Engineers at the streaming provider Netflix recently described how the company uses prioritized load shedding to maximize streaming reliability, and as a result, maximize the user experience.
Netflix uses its homegrown API gateway, Zuul, to classify incoming requests into priorities. When the system comes under load or is otherwise unstable, Zuul throttles traffic, starting with the lowest priority. It then progressively adjusts to shed load according to the priorities calculated until the system is healthy again.
Zuul's progressive load shedding prevented a major outage only days after Netflix deployed the implementation in 2020. Members' ability to play videos remained consistent until full functionality was restored.
Netflix engineers describe the problem statement as the following:
Getting stuck in traffic is one of the most frustrating experiences for drivers around the world.
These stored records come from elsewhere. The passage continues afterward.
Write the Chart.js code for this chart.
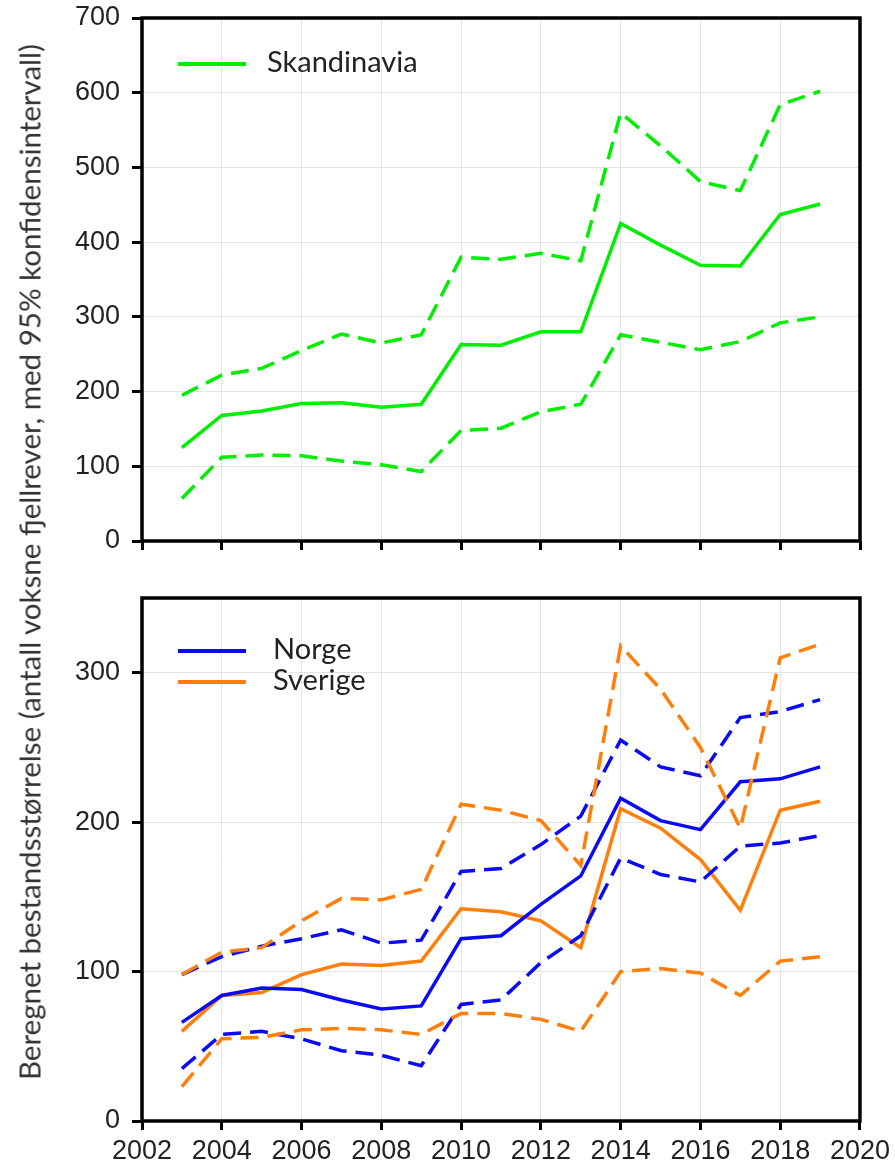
<!DOCTYPE html>
<html>
<head>
<meta charset="utf-8">
<script src="https://cdn.jsdelivr.net/npm/chart.js@4.4.1/dist/chart.umd.min.js"></script>
<style>
  html, body { margin: 0; padding: 0; background: #fff; }
  #wrap { position: relative; width: 895px; height: 1173px; overflow: hidden; }
  #c1 { position: absolute; left: 0; top: 0; }
  #c2 { position: absolute; left: 0; top: 575px; }
  #ytitle {
    position: absolute; left: 29px; top: 562px;
    transform: translate(-50%, -50%) rotate(-90deg);
    white-space: nowrap; font: 29.5px Lato, sans-serif; color: #333;
  }
</style>
</head>
<body>
<div id="wrap">
  <canvas id="c1" width="895" height="575"></canvas>
  <canvas id="c2" width="895" height="598"></canvas>
  <div id="ytitle">Beregnet bestandsstørrelse (antall voksne fjellrever, med 95% konfidensintervall)</div>
</div>
<script>
// Survey years
const years = [2003, 2004, 2005, 2006, 2007, 2008, 2009, 2010, 2011, 2012, 2013, 2014, 2015, 2016, 2017, 2018, 2019];

// Scandinavia: estimate with 95% confidence limits
const skandinavia      = [125, 168, 174, 184, 185, 179, 183, 263, 262, 280, 280, 425, 396, 369, 368, 437, 451];
const skandinaviaUpper = [195, 222, 231, 255, 277, 265, 276, 380, 377, 385, 375, 573, 529, 481, 469, 584, 602];
const skandinaviaLower = [57, 112, 115, 114, 107, 102, 93, 148, 151, 173, 183, 276, 266, 256, 267, 292, 300];

// Norway
const norge      = [66, 84, 89, 88, 81, 75, 77, 122, 124, 145, 164, 216, 201, 195, 227, 229, 237];
const norgeUpper = [98, 110, 117, 122, 128, 119, 121, 167, 169, 185, 204, 255, 237, 231, 270, 274, 282];
const norgeLower = [35, 58, 60, 55, 47, 44, 37, 78, 81, 106, 124, 176, 165, 160, 184, 186, 191];

// Sweden
const sverige      = [60, 84, 86, 98, 105, 104, 107, 142, 140, 134, 116, 209, 196, 175, 141, 208, 214];
const sverigeUpper = [98, 113, 116, 134, 149, 148, 155, 212, 208, 201, 171, 318, 289, 250, 196, 310, 319];
const sverigeLower = [23, 55, 56, 61, 62, 61, 58, 72, 72, 68, 60, 100, 102, 99, 84, 107, 110];

// Axis ticks
const xTickValues = [2002, 2004, 2006, 2008, 2010, 2012, 2014, 2016, 2018, 2020];
const topYTicks = [0, 100, 200, 300, 400, 500, 600, 700];
const bottomYTicks = [0, 100, 200, 300];

const GREEN = '#00ee00', BLUE = '#0a0af5', ORANGE = '#ff7f0a';
const DASH = [18, 9];

function pts(values) { return values.map((v, i) => ({ x: years[i], y: v })); }

function series(values, color, dashed, legendText) {
  return {
    data: pts(values),
    borderColor: color,
    backgroundColor: color,
    borderWidth: 3.5,
    borderDash: dashed ? DASH : [],
    pointRadius: 0,
    tension: 0,
    fill: false,
    legendText: legendText || null
  };
}

// Black frame around the plot area
const frame = {
  id: 'frame',
  afterDraw(chart) {
    const { ctx, chartArea: a } = chart;
    ctx.save();
    ctx.strokeStyle = '#000';
    ctx.lineWidth = 3.5;
    ctx.strokeRect(a.left, a.top, a.right - a.left, a.bottom - a.top);
    ctx.restore();
  }
};

// Legend drawn inside the plot area, one row per solid series
const insideLegend = {
  id: 'insideLegend',
  afterDatasetsDraw(chart, args, o) {
    const { ctx, chartArea: a } = chart;
    ctx.save();
    let row = 0;
    chart.data.datasets.forEach(ds => {
      if (!ds.legendText) return;
      const y = a.top + o.rowTop + row * o.rowGap;
      ctx.strokeStyle = ds.borderColor;
      ctx.lineWidth = 4;
      ctx.setLineDash([]);
      ctx.beginPath();
      ctx.moveTo(a.left + o.lineFrom, y);
      ctx.lineTo(a.left + o.lineTo, y);
      ctx.stroke();
      ctx.fillStyle = '#222';
      ctx.font = '29px Lato, sans-serif';
      ctx.textBaseline = 'middle';
      ctx.textAlign = 'left';
      ctx.fillText(ds.legendText, a.left + o.textAt, y - 1);
      row++;
    });
    ctx.restore();
  }
};

function makeOptions(yMax, yTicks, showXLabels, xAxisHeight, padTop, legendOpts) {
  const tickFont = { family: '"Liberation Sans", Arial, sans-serif', size: 27 };
  return {
    responsive: false,
    animation: false,
    devicePixelRatio: 1,
    layout: { autoPadding: false, padding: { top: padTop, right: 35, left: 0, bottom: 0 } },
    plugins: {
      legend: { display: false },
      tooltip: { enabled: false },
      insideLegend: legendOpts
    },
    scales: {
      x: {
        type: 'linear',
        min: 2002, max: 2020,
        afterBuildTicks: s => { s.ticks = xTickValues.map(v => ({ value: v })); },
        afterFit: s => { s.height = xAxisHeight; },
        grid: { color: '#e4e4e4', lineWidth: 1, drawTicks: true, tickLength: 9, tickColor: '#000', tickWidth: 3 },
        border: { display: false },
        ticks: { display: showXLabels, font: tickFont, color: '#222', padding: 5, maxRotation: 0, autoSkip: false, callback: v => String(v) }
      },
      y: {
        type: 'linear',
        min: 0, max: yMax,
        afterBuildTicks: s => { s.ticks = yTicks.map(v => ({ value: v })); },
        afterFit: s => { s.width = 142; s.paddingTop = 0; s.paddingBottom = 0; },
        grid: { color: '#e4e4e4', lineWidth: 1, drawTicks: true, tickLength: 10, tickColor: '#000', tickWidth: 3 },
        border: { display: false },
        ticks: { font: tickFont, color: '#222', padding: 12, callback: v => String(v) }
      }
    }
  };
}

new Chart(document.getElementById('c1'), {
  type: 'line',
  data: {
    datasets: [
      series(skandinaviaUpper, GREEN, true),
      series(skandinaviaLower, GREEN, true),
      series(skandinavia, GREEN, false, 'Skandinavia')
    ]
  },
  options: makeOptions(700, topYTicks, false, 34, 18,
    { lineFrom: 36, lineTo: 104, textAt: 125, rowTop: 46, rowGap: 31 }),
  plugins: [frame, insideLegend]
});

new Chart(document.getElementById('c2'), {
  type: 'line',
  data: {
    datasets: [
      series(sverigeUpper, ORANGE, true),
      series(sverigeLower, ORANGE, true),
      series(norgeUpper, BLUE, true),
      series(norgeLower, BLUE, true),
      series(norge, BLUE, false, 'Norge'),
      series(sverige, ORANGE, false, 'Sverige')
    ]
  },
  options: makeOptions(350, bottomYTicks, true, 52, 23,
    { lineFrom: 36, lineTo: 104, textAt: 131, rowTop: 53, rowGap: 31 }),
  plugins: [frame, insideLegend]
});
</script>
</body>
</html>
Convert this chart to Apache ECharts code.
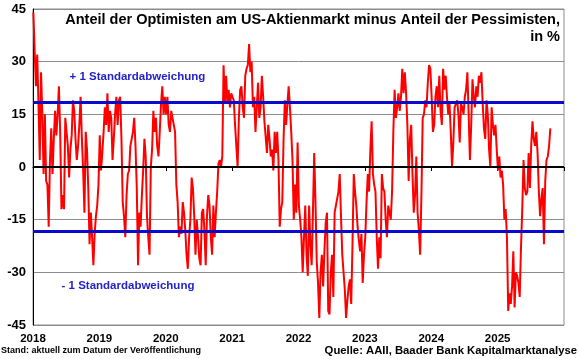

Everyone slows to a crawl, sometimes for a minor issue or sometimes for no reason at all. As engineers at Netflix, we are constantly reevaluating how to redesign traffic management. What if we knew the urgency of each traveler and could selectively route cars through, rather than making everyone wait?
Netflix's goal is to minimize interruption to users' streaming experience in the face of partial system outages or issues that would otherwise cause all functionality to halt. These outages can occur due to various reasons such as retry storms, under-scaled services, bad deployments, network blips, etc. To achieve this goal, Netflix's engineers put Zuul, Netflix's API gateway, at the heart of their implementation.
Source: https://netflixtechblog.com/keeping-netflix-reliable-using-prioritized-load-shedding-6cc827b02f94
First, the engineers classified all incoming API requests into three categories - non-critical, degraded experience, and critical, based on the requests' importance. Loss of critical requests directly results in playback issues for users, while the loss of non-critical requests does not affect the user experience. When requests arrive at Zuul, they are tagged with a calculated priority score. Typically, all requests are handled as usual, regardless of the priority score. However, once metrics such as CPU usage, failure rate, and latency begin to rise, Zuul drops requests with a priority lower than a calculated threshold.
Zuul either drops requests for a specific back-end service or drops requests globally if Zuul itself is under load. The decision is based on health metrics, which Zuul monitors for its back-end services. Based on these metrics, Zuul calculates a dynamic priority threshold and discards all requests with a lower priority than the calculated threshold.
Source: https://netflixtechblog.com/keeping-netflix-reliable-using-prioritized-load-shedding-6cc827b02f94
To validate that each API request's priority calculation is correct, Netflix's engineers used an internally developed failure injection tool (FIT) to test the effect of shedding each type of request in the face of load on the users' core streaming experience. Chaos engineering, which is the discipline of experimenting on a software system in production, continually tests this priority calculation. Small groups of production users are chosen for staged A/B testing, where some of the users' traffic is throttled by Netflix's chaos automation platform (ChAP). These users' experience is measured, and if it degrades, the team is aware that they should modify the request priority calculation.